/ 29 May 2025

Transformation Fund a ‘looting scheme’, says DA

Democratic Alliance Supporters Stage Demonstration In Pretoria
The Democratic Alliance (DA) has lambasted the Transformation Fund proposed by the ANC as a sophisticated mechanism of ‘looting’ and economic capture that will only benefit the politically-connected elite. (Photo by Ihsaan Haffejee/Anadolu via Getty Images)

The Democratic Alliance (DA) has lambasted the Transformation Fund proposed by the ANC as a sophisticated mechanism of ‘looting’ and economic capture that will only benefit the politically-connected elite.

DA spokesperson for trade Toby Chance on Thursday said the party rejected the fund as another of the ANC’s “failed” broad-based black economic empowerment (broad-based BEE) schemes that “enrich elites, not workers”.

He told a media briefing that the DA’S submission to the department of trade, industry and competition presented an alternative vision of economic empowerment that transcends racial boundaries.

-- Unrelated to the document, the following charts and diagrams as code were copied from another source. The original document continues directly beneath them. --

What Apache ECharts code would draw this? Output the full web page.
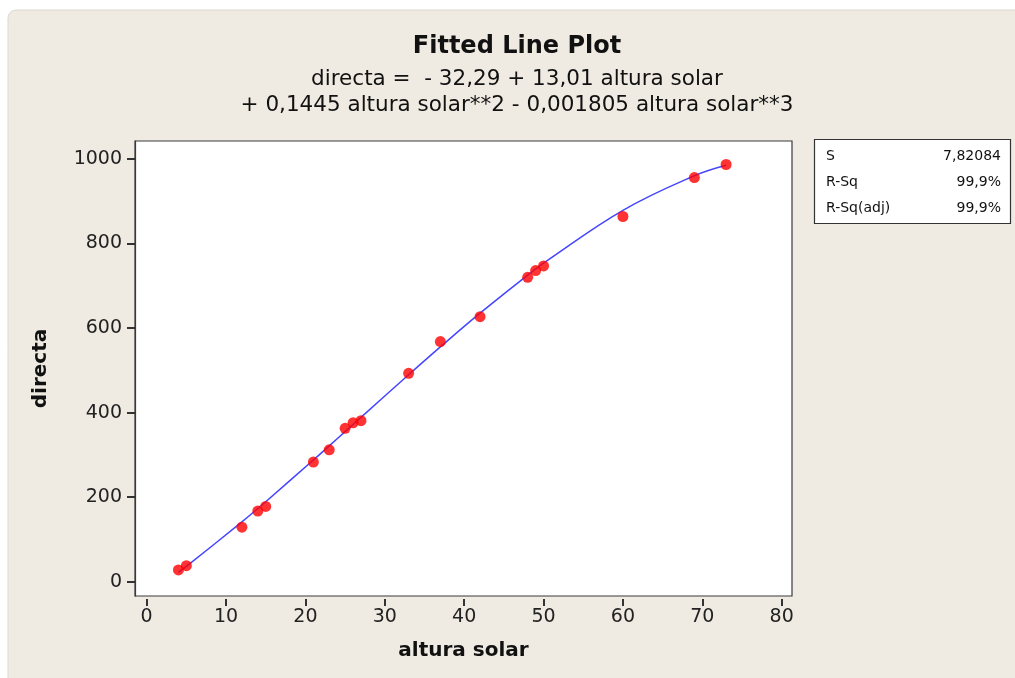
<!DOCTYPE html>
<html>
<head>
<meta charset="utf-8">
<script src="https://cdn.jsdelivr.net/npm/echarts@6/dist/echarts.min.js"></script>
<style>
html,body{margin:0;padding:0;background:#ffffff;}
#chart{width:1015px;height:678px;}
</style>
</head>
<body>
<div id="chart"></div>
<script>
// ---- data ----
const alturaSolar = [4, 5, 12, 14, 15, 21, 23, 25, 26, 27, 33, 37, 42, 48, 49, 50, 60, 69, 73];
const directa     = [28, 38, 129, 167, 178, 283, 312, 363, 376, 381, 493, 568, 627, 720, 736, 747, 864, 956, 987];
// regression coefficients shown in the title (b0, b1, b2, b3)
const coef = [-32.29, 13.01, 0.1445, -0.001805];
const xTicks = [0, 10, 20, 30, 40, 50, 60, 70, 80];
const yTicks = [0, 200, 400, 600, 800, 1000];
const statLabels = ['S', 'R-Sq', 'R-Sq(adj)'];
const statValues = ['7,82084', '99,9%', '99,9%'];
const titleText = 'Fitted Line Plot';
const eqLine1 = 'directa =  - 32,29 + 13,01 altura solar';
const eqLine2 = '+ 0,1445 altura solar**2 - 0,001805 altura solar**3';

const fitted = alturaSolar.map(x => [x, coef[0] + coef[1]*x + coef[2]*x*x + coef[3]*x*x*x]);
const points = alturaSolar.map((x, i) => [x, directa[i]]);

const FONT = "Tahoma, 'DejaVu Sans', sans-serif";
const PANEL = '#EFEBE2';
const chart = echarts.init(document.getElementById('chart'));

const statGraphics = [];
statLabels.forEach((lab, i) => {
  statGraphics.push({type:'text', x:826, y:156 + i*26,
    style:{text:lab, font:"14px " + FONT, fill:'#111', textVerticalAlign:'middle'}});
  statGraphics.push({type:'text', x:1001, y:156 + i*26,
    style:{text:statValues[i], font:"14px " + FONT, fill:'#111', textAlign:'right', textVerticalAlign:'middle'}});
});

chart.setOption({
  backgroundColor: 'transparent',
  animation: false,
  graphic: [
    {type:'rect', z:-10, shape:{x:8, y:10, width:1020, height:680, r:8},
     style:{fill:PANEL, stroke:'#dcd8cf', lineWidth:1}},
    {type:'text', x:517, y:47, style:{text:titleText, font:"bold 24px " + FONT, fill:'#111', textAlign:'center', textVerticalAlign:'middle'}},
    {type:'text', x:517, y:79, style:{text:eqLine1, font:"21.5px " + FONT, fill:'#111', textAlign:'center', textVerticalAlign:'middle'}},
    {type:'text', x:517, y:105, style:{text:eqLine2, font:"21.5px " + FONT, fill:'#111', textAlign:'center', textVerticalAlign:'middle'}},
    {type:'rect', shape:{x:814.5, y:139.5, width:196, height:84},
     style:{fill:'#ffffff', stroke:'#333', lineWidth:1.2}},
    ...statGraphics
  ],
  grid: {left:135, top:141, right:223, bottom:82, show:true,
         backgroundColor:'#ffffff', borderColor:'#3a3a3a', borderWidth:1.2},
  xAxis: {
    type:'value', min:-1.47, max:81.3, offset:3,
    name:'altura solar', nameLocation:'middle', nameGap:42,
    nameTextStyle:{fontFamily:FONT, fontWeight:'bold', fontSize:20, color:'#111'},
    axisLine:{show:true, onZero:false, lineStyle:{color:PANEL, width:1}},
    axisTick:{show:true, length:7, customValues:xTicks, lineStyle:{color:'#333', width:2}},
    axisLabel:{customValues:xTicks, margin:9, fontFamily:FONT, fontSize:19, color:'#222'},
    splitLine:{show:false}
  },
  yAxis: {
    type:'value', min:-33.8, max:1042.6,
    name:'directa', nameLocation:'middle', nameGap:84, nameRotate:90,
    nameTextStyle:{fontFamily:FONT, fontWeight:'bold', fontSize:20, color:'#111'},
    axisLine:{show:true, onZero:false, lineStyle:{color:'#3a3a3a', width:1.2}},
    axisTick:{show:true, length:8, customValues:yTicks, lineStyle:{color:'#333', width:2}},
    axisLabel:{customValues:yTicks, margin:13, fontFamily:FONT, fontSize:19, color:'#222',
               formatter: v => String(v)},
    splitLine:{show:false}
  },
  series: [
    {type:'line', data:fitted, smooth:0.4, symbol:'none',
     lineStyle:{color:'#4545ff', width:1.5}, z:2},
    {type:'scatter', data:points, symbol:'circle', symbolSize:11,
     itemStyle:{color:'#ff0000'}, z:3}
  ]
});
</script>
</body>
</html>
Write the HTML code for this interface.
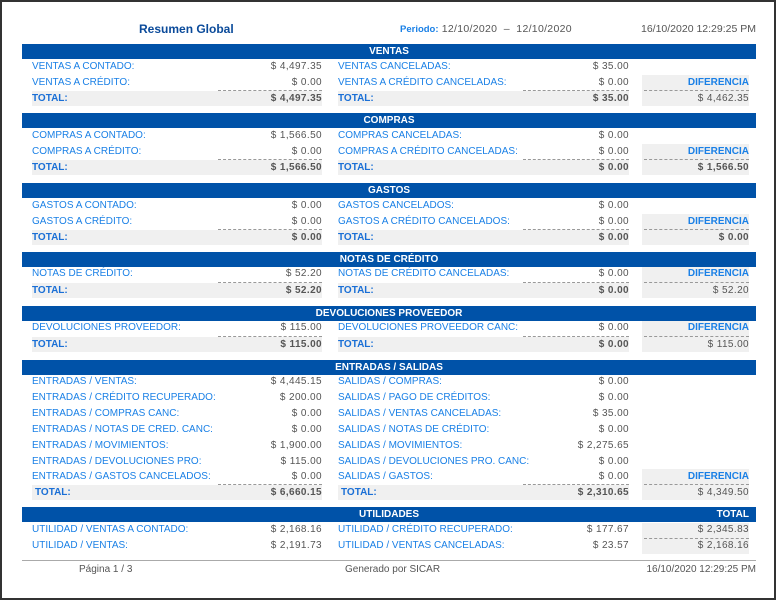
<!DOCTYPE html>
<html><head><meta charset="utf-8"><style>
body{margin:0;width:776px;height:600px;position:relative;background:#fff;font-family:"Liberation Sans",sans-serif;overflow:hidden}
.frame{position:absolute;left:0;top:0;width:772px;height:596px;border:2px solid #333}
div.a{position:absolute;font-size:10px;line-height:14px;height:14px;white-space:nowrap}
.bar{position:absolute;left:22px;width:734px;height:15px;background:#0052a8;color:#fff;font-size:10px;font-weight:bold;line-height:15px;text-align:center}
.l{left:32px;color:#1a80e6}
.r{left:338px;color:#1a80e6}
.lv{right:454px;color:#555;text-align:right;letter-spacing:0.4px}
.rv{right:147px;color:#555;text-align:right;letter-spacing:0.4px}
.dv{right:27px;color:#555;text-align:right;letter-spacing:0.4px}
.b{font-weight:bold}
.lb{color:#1a6fd6}
.g{position:absolute;background:#f0f0f0}
.d{position:absolute;border-top:1px dashed #999;height:0}
</style></head><body>
<div class="frame"></div>
<div class="a" style="left:139px;top:22px;font-size:12px;font-weight:bold;color:#0a4a9a">Resumen Global</div>
<div class="a" style="left:400px;top:22px;color:#555;font-size:10.5px;letter-spacing:0.3px"><span style="color:#1a80e6;font-weight:bold;font-size:9.5px;letter-spacing:0">Periodo:</span> 12/10/2020 &nbsp;–&nbsp; 12/10/2020</div>
<div class="a" style="right:20px;top:22px;color:#555;font-size:10.5px">16/10/2020 12:29:25 PM</div>

<!-- VENTAS -->
<div class="bar" style="top:44px">VENTAS</div>
<div class="g" style="left:32px;top:91px;width:290px;height:15px"></div>
<div class="g" style="left:338px;top:91px;width:291px;height:15px"></div>
<div class="g" style="left:642px;top:75px;width:107px;height:31px"></div>
<div class="d" style="left:218px;top:90px;width:104px"></div>
<div class="d" style="left:523px;top:90px;width:106px"></div>
<div class="d" style="left:644px;top:90px;width:105px"></div>
<div class="a l" style="top:60px">VENTAS A CONTADO:</div><div class="a lv" style="top:60px">$ 4,497.35</div>
<div class="a r" style="top:60px">VENTAS CANCELADAS:</div><div class="a rv" style="top:60px">$ 35.00</div>
<div class="a l" style="top:76px">VENTAS A CRÉDITO:</div><div class="a lv" style="top:76px">$ 0.00</div>
<div class="a r" style="top:76px">VENTAS A CRÉDITO CANCELADAS:</div><div class="a rv" style="top:76px">$ 0.00</div>
<div class="a dv b lb" style="top:76px;color:#1a80e6;letter-spacing:0">DIFERENCIA</div>
<div class="a l b lb" style="top:92px">TOTAL:</div><div class="a lv b" style="top:92px">$ 4,497.35</div>
<div class="a r b lb" style="top:92px">TOTAL:</div><div class="a rv b" style="top:92px">$ 35.00</div>
<div class="a dv" style="top:92px">$ 4,462.35</div>

<!-- COMPRAS -->
<div class="bar" style="top:113px">COMPRAS</div>
<div class="g" style="left:32px;top:160px;width:290px;height:15px"></div>
<div class="g" style="left:338px;top:160px;width:291px;height:15px"></div>
<div class="g" style="left:642px;top:144px;width:107px;height:31px"></div>
<div class="d" style="left:218px;top:159px;width:104px"></div>
<div class="d" style="left:523px;top:159px;width:106px"></div>
<div class="d" style="left:644px;top:159px;width:105px"></div>
<div class="a l" style="top:129px">COMPRAS A CONTADO:</div><div class="a lv" style="top:129px">$ 1,566.50</div>
<div class="a r" style="top:129px">COMPRAS CANCELADAS:</div><div class="a rv" style="top:129px">$ 0.00</div>
<div class="a l" style="top:145px">COMPRAS A CRÉDITO:</div><div class="a lv" style="top:145px">$ 0.00</div>
<div class="a r" style="top:145px">COMPRAS A CRÉDITO CANCELADAS:</div><div class="a rv" style="top:145px">$ 0.00</div>
<div class="a dv b lb" style="top:145px;color:#1a80e6;letter-spacing:0">DIFERENCIA</div>
<div class="a l b lb" style="top:161px">TOTAL:</div><div class="a lv b" style="top:161px">$ 1,566.50</div>
<div class="a r b lb" style="top:161px">TOTAL:</div><div class="a rv b" style="top:161px">$ 0.00</div>
<div class="a dv b" style="top:161px">$ 1,566.50</div>

<!-- GASTOS -->
<div class="bar" style="top:183px">GASTOS</div>
<div class="g" style="left:32px;top:230px;width:290px;height:15px"></div>
<div class="g" style="left:338px;top:230px;width:291px;height:15px"></div>
<div class="g" style="left:642px;top:214px;width:107px;height:31px"></div>
<div class="d" style="left:218px;top:229px;width:104px"></div>
<div class="d" style="left:523px;top:229px;width:106px"></div>
<div class="d" style="left:644px;top:229px;width:105px"></div>
<div class="a l" style="top:199px">GASTOS A CONTADO:</div><div class="a lv" style="top:199px">$ 0.00</div>
<div class="a r" style="top:199px">GASTOS CANCELADOS:</div><div class="a rv" style="top:199px">$ 0.00</div>
<div class="a l" style="top:215px">GASTOS A CRÉDITO:</div><div class="a lv" style="top:215px">$ 0.00</div>
<div class="a r" style="top:215px">GASTOS A CRÉDITO CANCELADOS:</div><div class="a rv" style="top:215px">$ 0.00</div>
<div class="a dv b lb" style="top:215px;color:#1a80e6;letter-spacing:0">DIFERENCIA</div>
<div class="a l b lb" style="top:231px">TOTAL:</div><div class="a lv b" style="top:231px">$ 0.00</div>
<div class="a r b lb" style="top:231px">TOTAL:</div><div class="a rv b" style="top:231px">$ 0.00</div>
<div class="a dv b" style="top:231px">$ 0.00</div>

<!-- NOTAS -->
<div class="bar" style="top:252px">NOTAS DE CRÉDITO</div>
<div class="g" style="left:32px;top:283px;width:290px;height:15px"></div>
<div class="g" style="left:338px;top:283px;width:291px;height:15px"></div>
<div class="g" style="left:642px;top:267px;width:107px;height:31px"></div>
<div class="d" style="left:218px;top:282px;width:104px"></div>
<div class="d" style="left:523px;top:282px;width:106px"></div>
<div class="d" style="left:644px;top:282px;width:105px"></div>
<div class="a l" style="top:267px">NOTAS DE CRÉDITO:</div><div class="a lv" style="top:267px">$ 52.20</div>
<div class="a r" style="top:267px">NOTAS DE CRÉDITO CANCELADAS:</div><div class="a rv" style="top:267px">$ 0.00</div>
<div class="a dv b lb" style="top:267px;color:#1a80e6;letter-spacing:0">DIFERENCIA</div>
<div class="a l b lb" style="top:284px">TOTAL:</div><div class="a lv b" style="top:284px">$ 52.20</div>
<div class="a r b lb" style="top:284px">TOTAL:</div><div class="a rv b" style="top:284px">$ 0.00</div>
<div class="a dv" style="top:284px">$ 52.20</div>

<!-- DEVOLUCIONES -->
<div class="bar" style="top:306px">DEVOLUCIONES PROVEEDOR</div>
<div class="g" style="left:32px;top:337px;width:290px;height:15px"></div>
<div class="g" style="left:338px;top:337px;width:291px;height:15px"></div>
<div class="g" style="left:642px;top:321px;width:107px;height:31px"></div>
<div class="d" style="left:218px;top:336px;width:104px"></div>
<div class="d" style="left:523px;top:336px;width:106px"></div>
<div class="d" style="left:644px;top:336px;width:105px"></div>
<div class="a l" style="top:321px">DEVOLUCIONES PROVEEDOR:</div><div class="a lv" style="top:321px">$ 115.00</div>
<div class="a r" style="top:321px">DEVOLUCIONES PROVEEDOR CANC:</div><div class="a rv" style="top:321px">$ 0.00</div>
<div class="a dv b lb" style="top:321px;color:#1a80e6;letter-spacing:0">DIFERENCIA</div>
<div class="a l b lb" style="top:338px">TOTAL:</div><div class="a lv b" style="top:338px">$ 115.00</div>
<div class="a r b lb" style="top:338px">TOTAL:</div><div class="a rv b" style="top:338px">$ 0.00</div>
<div class="a dv" style="top:338px">$ 115.00</div>

<!-- ENTRADAS -->
<div class="bar" style="top:360px">ENTRADAS / SALIDAS</div>
<div class="g" style="left:32px;top:485px;width:290px;height:15px"></div>
<div class="g" style="left:338px;top:485px;width:291px;height:15px"></div>
<div class="g" style="left:642px;top:469px;width:107px;height:31px"></div>
<div class="d" style="left:218px;top:484px;width:104px"></div>
<div class="d" style="left:523px;top:484px;width:106px"></div>
<div class="d" style="left:644px;top:484px;width:105px"></div>
<div class="a l" style="top:375px">ENTRADAS / VENTAS:</div><div class="a lv" style="top:375px">$ 4,445.15</div>
<div class="a r" style="top:375px">SALIDAS / COMPRAS:</div><div class="a rv" style="top:375px">$ 0.00</div>
<div class="a l" style="top:391px">ENTRADAS / CRÉDITO RECUPERADO:</div><div class="a lv" style="top:391px">$ 200.00</div>
<div class="a r" style="top:391px">SALIDAS / PAGO DE CRÉDITOS:</div><div class="a rv" style="top:391px">$ 0.00</div>
<div class="a l" style="top:407px">ENTRADAS / COMPRAS CANC:</div><div class="a lv" style="top:407px">$ 0.00</div>
<div class="a r" style="top:407px">SALIDAS / VENTAS CANCELADAS:</div><div class="a rv" style="top:407px">$ 35.00</div>
<div class="a l" style="top:423px">ENTRADAS / NOTAS DE CRED. CANC:</div><div class="a lv" style="top:423px">$ 0.00</div>
<div class="a r" style="top:423px">SALIDAS / NOTAS DE CRÉDITO:</div><div class="a rv" style="top:423px">$ 0.00</div>
<div class="a l" style="top:439px">ENTRADAS / MOVIMIENTOS:</div><div class="a lv" style="top:439px">$ 1,900.00</div>
<div class="a r" style="top:439px">SALIDAS / MOVIMIENTOS:</div><div class="a rv" style="top:439px">$ 2,275.65</div>
<div class="a l" style="top:455px">ENTRADAS / DEVOLUCIONES PRO:</div><div class="a lv" style="top:455px">$ 115.00</div>
<div class="a r" style="top:455px">SALIDAS / DEVOLUCIONES PRO. CANC:</div><div class="a rv" style="top:455px">$ 0.00</div>
<div class="a l" style="top:470px">ENTRADAS / GASTOS CANCELADOS:</div><div class="a lv" style="top:470px">$ 0.00</div>
<div class="a r" style="top:470px">SALIDAS / GASTOS:</div><div class="a rv" style="top:470px">$ 0.00</div>
<div class="a dv b lb" style="top:470px;color:#1a80e6;letter-spacing:0">DIFERENCIA</div>
<div class="a l b lb" style="top:486px;left:35px">TOTAL:</div><div class="a lv b" style="top:486px">$ 6,660.15</div>
<div class="a r b lb" style="top:486px;left:341px">TOTAL:</div><div class="a rv b" style="top:486px">$ 2,310.65</div>
<div class="a dv" style="top:486px">$ 4,349.50</div>

<!-- UTILIDADES -->
<div class="bar" style="top:507px">UTILIDADES</div>
<div class="a" style="right:27px;top:507px;color:#fff;font-weight:bold;line-height:15px">TOTAL</div>
<div class="g" style="left:642px;top:523px;width:107px;height:31px"></div>
<div class="d" style="left:644px;top:538px;width:105px"></div>
<div class="a l" style="top:523px">UTILIDAD / VENTAS A CONTADO:</div><div class="a lv" style="top:523px">$ 2,168.16</div>
<div class="a r" style="top:523px">UTILIDAD / CRÉDITO RECUPERADO:</div><div class="a rv" style="top:523px">$ 177.67</div>
<div class="a dv" style="top:523px">$ 2,345.83</div>
<div class="a l" style="top:539px">UTILIDAD / VENTAS:</div><div class="a lv" style="top:539px">$ 2,191.73</div>
<div class="a r" style="top:539px">UTILIDAD / VENTAS CANCELADAS:</div><div class="a rv" style="top:539px">$ 23.57</div>
<div class="a dv" style="top:539px">$ 2,168.16</div>

<!-- footer -->
<div style="position:absolute;left:22px;top:560px;width:734px;border-top:1px solid #aaa"></div>
<div class="a" style="left:79px;top:563px;color:#555">Página 1 / 3</div>
<div class="a" style="left:345px;top:563px;color:#555">Generado por SICAR</div>
<div class="a" style="right:20px;top:563px;color:#555">16/10/2020 12:29:25 PM</div>
</body></html>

The draft concept document released by the department on 19 March, proposes the establishment of a R100 billion Transformation Fund anchored in broad-based BEE policy. It is framed as a flagship initiative to accelerate transformation and support black-owned businesses, particularly small, medium and micro enterprises.

The fund will see the 3% of net after-tax profits that companies are required to spend on enterprise and supplier development under broad-based BEE codes of good practice diverted to the central fund for disbursement to black businesses. 

The ANC says its black empowerment drive aims to reverse the economic imbalances which favoured whites. 

On Thursday, Chance argued that the transformation fund would block growth by focusing on race and not on investment or job creation and that the DA backed “real empowerment” through economic growth and striving to reach the United Nation’s sustainable development goal targets.

“The department’s concept document has attracted much attention, in terms of impracticality. Organised business and think tanks have all been vocal against the fund, as it will not deliver economic growth and job creation,” he said.

He added that a recent survey showed South Africans were against the government continuing with broad-based BEE after years of failed implementation.

He said the fund was a “continuation of broad-based BEE policies which have failed to bring disadvantaged South Africans into the economic mainstream and have left eight million people unemployed, up from five million people in 10 years, while enriching a small elite”.

The fund would not address barriers to foreign investment inherent in broad-based BBEE and “other heavy-handed government policies”.

“Over a period of 20 years, the narrative and the orthodoxy around transformation has been corrupted. It’s not real transformation. It’s actually seizure of assets to the benefit of a small number of people”.

DA national spokesperson Karabo Khakhau described the fund as “an activated looting scheme”.

“Funnelling money to a select few in the name of transformation, is not transformation. In fact … it is an activated looting scheme that is always available for evil ones to manipulate,” she said.

“Prioritising funding for the same politically connected people or elites in the name of being pro black is not transformation. That is corruption, and that’s what we need to be able to crack the whip on here, and that’s why we’re anti this, this whole idea that such funds are supposed to work.

“You take a Karabo, and on the basis of Karabo being black, you give her an opportunity for funding. She gets her success. And instead of moving on to [other candidates] …you take the same Karabo again, and you make her the same dipper of the same system.

“And then Karabo becomes loyal to you and your organisation in how she manipulates her tenders, in how she trades and who her trade partners are and she becomes a tycoon of a system that is only focused on one person, while black, coloured and Indian people who are supposed to be empowered … fall behind the line.”

DA deputy spokesperson on trade Mlondi Mdluli said empowerment and redress were “deep issues” that were sensitive and should be broached with “compassion, clarity and effectiveness”.

He argued that existing state-supported funds such as the Black Business Supplier Development Programme and the National Empowerment Fund had failed to address systemic economic challenges.

Chance said the DA’s alternative vision to the fund detailed in its submission emphasised creating an environment where “everybody can grow”, regardless of race. This includes investing in quality education, skills development, cutting bureaucratic red tape and fostering an inclusive economic growth strategy.

True empowerment comes through growing the economy, not through redistributive mechanisms, he argued.

Responding to a question on the narrative that the DA was anti-transformation, and whether the issue could destabilise the government of national unity, DA national spokesperson Willie Aucamp said ANC governments of the past had not empowered the majority of black people.

“Their policies were not pro black because it did not empower the largest amount of black people in this country,” he said.

“When the DA entered this government of national unity, we said that we’ve got two main aims. The one is to grow our economy, and the second one is to create jobs. And in everything we do, we ask ourselves whether what we are doing will contribute towards that, and if it’s not, we won’t do it.

“But we did not agree to be co-opted by the ANC, the Democratic Alliance is a party in our own right, and we will remain so. In most of the issues that come up in the GNU we do agree with each other, but where we disagree, we will not be a rubber stamp to just say yay and amen into whatever it is that the ANC does that we might differ with.”